اركدهُ He rendered it still, or motionless; namely, water [&c.]. (Mṣb.)

6. ⇒ تراكد

تراكد [app., in its proper sense, It became still, or motionless, by degrees]. See 1.


جَفْنَةٌ رَكُودٌA bowl that is full, (Ḳ,) or filled; (Ṣ;) or heavy; (A;) or filled and heavy. (L.) And نَاقَةٌ رَكُودٌA she-camel whose supply of milk is constant, (A, Ḳ,) unceasing. (Ḳ.)


رَاكِدٌ [Still, or motionless: and] anything remaining fixed in its place; stationary. (Ṣ.) You say مَآءٌ رَاكِدٌ Water that is not running: and رِيحٌ رَاكِدَةٌ a wind becoming still, or calm; pl. رِيَاحٌ رَوَاكِدُ. (A.)

Root: ركد - Entry: رَاكِدٌ Signification: A2

[Hence,] الرَّوَاكِدُ [and also, accord. to Reiske, as mentioned in Freytag's Lex., الرُّكَّدُ,] The three pieces of stone upon which a cooking-pot is set: so called because they remain in their places. (L.)

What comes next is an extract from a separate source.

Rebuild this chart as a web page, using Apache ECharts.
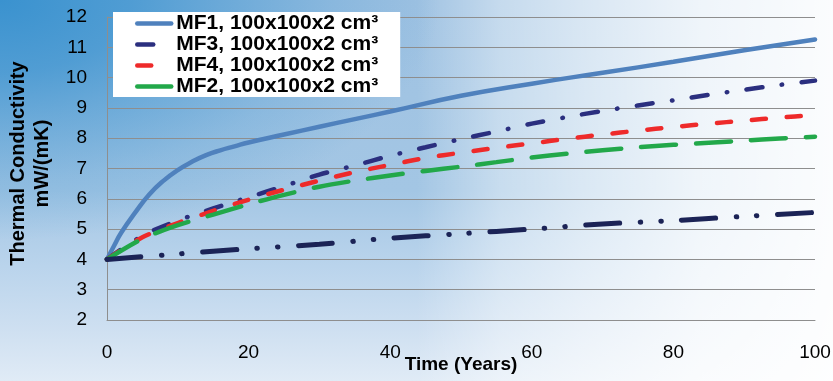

مَرَاكِدُ [pl. of مَرْكَدٌ, like مَرْكَزٌ,] Places in which a man, or some other thing, remains still, or motionless. (Ṣ, A,* L.) And Much depressed parts of the earth. (L.) Usámeh Ibn-Ḥabeeb El-Hudhalee says, describing an ass [i. e. a wild ass] that had been chased by horses, or horsemen, and had fied for refuge to the mountains, whence, from their ravines, he saw the sky like streaks,

* أَرَتْهُ مِنَ الجَرْبَآءِ فِى كُلِّ مَوْطِنٍ *
* طِبَابًا فَمَثْوَاهُ النَّهَارَ المَرَاكِدُ *

[They (the ravines) showed him, in every spot where he stopped, streaks of the shy, and the much-depressed parts of the earth were his places of abode all the day]. (Ṣ,* L.) [J quotes this verse, in the Ṣ, but with مَنْزِلٍ in the place of موطن, and مَرْعَاهُ in the place of مثواه, as an ex. of مراكد in the former of the senses explained above.]